Exercise task. Could the lines from the start of the data through the line with "import matplotlib.pyplot as plt" be set down exactly, with no pictures among them?

Data.
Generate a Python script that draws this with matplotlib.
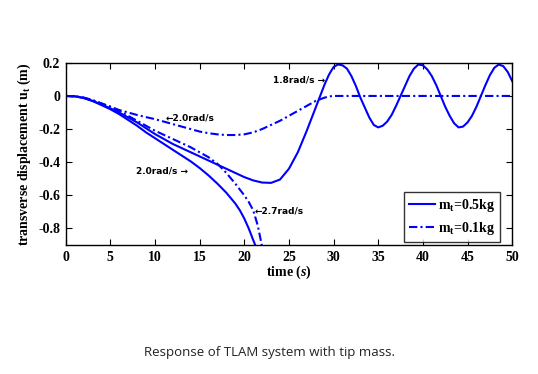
import matplotlib.pyplot as plt

# tip mass 0.5 kg, 1.8 rad/s (settles into oscillation)
t_a = [0, 1, 2, 3, 4, 5, 6, 7, 8, 9, 10, 11, 12, 13, 14, 15, 16, 17, 18, 19, 20, 21, 22, 23, 24, 25,
       26, 27, 28, 28.5, 29, 29.5, 30, 30.5, 31, 31.5, 32, 32.5, 33, 33.5, 34, 34.5, 35, 35.5, 36,
       36.5, 37, 37.5, 38, 38.5, 39, 39.5, 40, 40.5, 41, 41.5, 42, 42.5, 43, 43.5, 44, 44.5, 45,
       45.5, 46, 46.5, 47, 47.5, 48, 48.5, 49, 49.5, 50]
u_a = [0, -0.002, -0.012, -0.03, -0.05, -0.075, -0.1, -0.13, -0.16, -0.195, -0.23, -0.26, -0.29,
       -0.315, -0.34, -0.365, -0.39, -0.415, -0.44, -0.465, -0.49, -0.51, -0.523, -0.525, -0.505, -0.44,
       -0.34, -0.21, -0.07, 0.0, 0.07, 0.13, 0.175, 0.19, 0.185, 0.165, 0.12, 0.06, -0.01, -0.07,
       -0.13, -0.175, -0.19, -0.18, -0.155, -0.115, -0.06, 0.0, 0.06, 0.12, 0.165, 0.19, 0.185,
       0.16, 0.12, 0.065, 0.0, -0.065, -0.12, -0.165, -0.19, -0.185, -0.16, -0.12, -0.065, 0.0,
       0.065, 0.125, 0.17, 0.19, 0.18, 0.145, 0.09]

# tip mass 0.5 kg, 2.0 rad/s (diverges)
t_b = [0, 1, 2, 3, 4, 5, 6, 7, 8, 9, 10, 11, 12, 13, 14, 15, 16, 17, 18, 19, 19.5, 20, 20.5, 21, 21.3]
u_b = [0, -0.002, -0.012, -0.03, -0.055, -0.08, -0.11, -0.145, -0.18, -0.22, -0.255, -0.29, -0.325,
       -0.36, -0.395, -0.435, -0.48, -0.53, -0.585, -0.65, -0.69, -0.74, -0.8, -0.87, -0.91]

# tip mass 0.1 kg, 2.0 rad/s (returns to zero)
t_c = [0, 1, 2, 3, 4, 5, 6, 7, 8, 9, 10, 11, 12, 13, 14, 15, 16, 17, 18, 19, 20, 21, 22, 23, 24,
       25, 26, 27, 28, 29, 29.5, 30, 50]
u_c = [0, -0.002, -0.01, -0.025, -0.045, -0.065, -0.085, -0.1, -0.115, -0.128, -0.14, -0.155,
       -0.17, -0.185, -0.2, -0.215, -0.225, -0.232, -0.236, -0.236, -0.232, -0.22, -0.2, -0.175,
       -0.15, -0.12, -0.09, -0.06, -0.03, -0.01, -0.003, 0, 0]

# tip mass 0.1 kg, 2.7 rad/s (diverges)
t_d = [0, 1, 2, 3, 4, 5, 6, 7, 8, 9, 10, 11, 12, 13, 14, 15, 16, 17, 18, 19, 20, 20.5, 21, 21.5, 22]
u_d = [0, -0.002, -0.01, -0.025, -0.045, -0.065, -0.09, -0.12, -0.15, -0.18, -0.21, -0.235, -0.26,
       -0.285, -0.31, -0.34, -0.37, -0.41, -0.465, -0.53, -0.6, -0.64, -0.69, -0.78, -0.91]

plt.rcParams['font.family'] = ['Liberation Serif', 'DejaVu Serif']
plt.rcParams['mathtext.fontset'] = 'custom'
plt.rcParams['mathtext.rm'] = 'Liberation Serif:bold'
plt.rcParams['mathtext.it'] = 'Liberation Serif:italic:bold'
plt.rcParams['mathtext.bf'] = 'Liberation Serif:bold'

fig = plt.figure(figsize=(5.38, 3.74), dpi=100)
ax = fig.add_axes([0.122, 0.345, 0.830, 0.487])

blue = '#0000ff'
dd = (4, 1.5, 1, 1.5)
l1, = ax.plot(t_a, u_a, color=blue, lw=1.5, label=r'm$_\mathregular{t}$=0.5kg')
ax.plot(t_b, u_b, color=blue, lw=1.5)
l2, = ax.plot(t_c, u_c, color=blue, lw=1.5, dashes=dd, label=r'm$_\mathregular{t}$=0.1kg')
ax.plot(t_d, u_d, color=blue, lw=1.5, dashes=dd)

ax.set_xlim(0, 50)
ax.set_ylim(-0.9, 0.2)
ax.set_xticks(range(0, 51, 5))
ax.set_yticks([-0.8, -0.6, -0.4, -0.2, 0, 0.2])
ax.set_yticklabels(['-0.8', '-0.6', '-0.4', '-0.2', '0', '0.2'])
ax.tick_params(direction='in', top=True, right=True, length=4, labelsize=10, pad=4)
for lab in ax.get_xticklabels() + ax.get_yticklabels():
    lab.set_fontweight('bold')
for s in ax.spines.values():
    s.set_linewidth(1.0)

ax.set_xlabel(r'time ($s$)', fontsize=10, fontweight='bold', labelpad=0)
ax.set_ylabel(r'transverse displacement u$_\mathregular{t}$ (m)', fontsize=10,
              fontweight='bold', labelpad=4)

ann = dict(fontsize=6.5, fontweight='bold', family=['DejaVu Sans'], va='center')
ax.text(29.0, 0.097, '1.8rad/s \u2192', ha='right', **ann)
ax.text(11.2, -0.133, '\u21902.0rad/s', ha='left', **ann)
ax.text(7.9, -0.453, '2.0rad/s \u2192', ha='left', **ann)
ax.text(21.2, -0.695, '\u21902.7rad/s', ha='left', **ann)

leg = ax.legend(handles=[l1, l2], loc='lower right', bbox_to_anchor=(0.973, 0.016),
                borderaxespad=0, frameon=True, fancybox=False, edgecolor='black',
                handlelength=1.9, handletextpad=0.2, labelspacing=0.45, borderpad=0.35,
                prop={'weight': 'bold', 'size': 10})
leg.get_frame().set_linewidth(1.0)

fig.text(0.5, 0.058, 'Response of TLAM system with tip mass.', ha='center', va='center',
         fontsize=9.5, family='Open Sans', color='#222222')

fig.savefig('out.png', dpi=100)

Exercise response.
Generate a Python script that draws this with matplotlib.
import matplotlib.pyplot as plt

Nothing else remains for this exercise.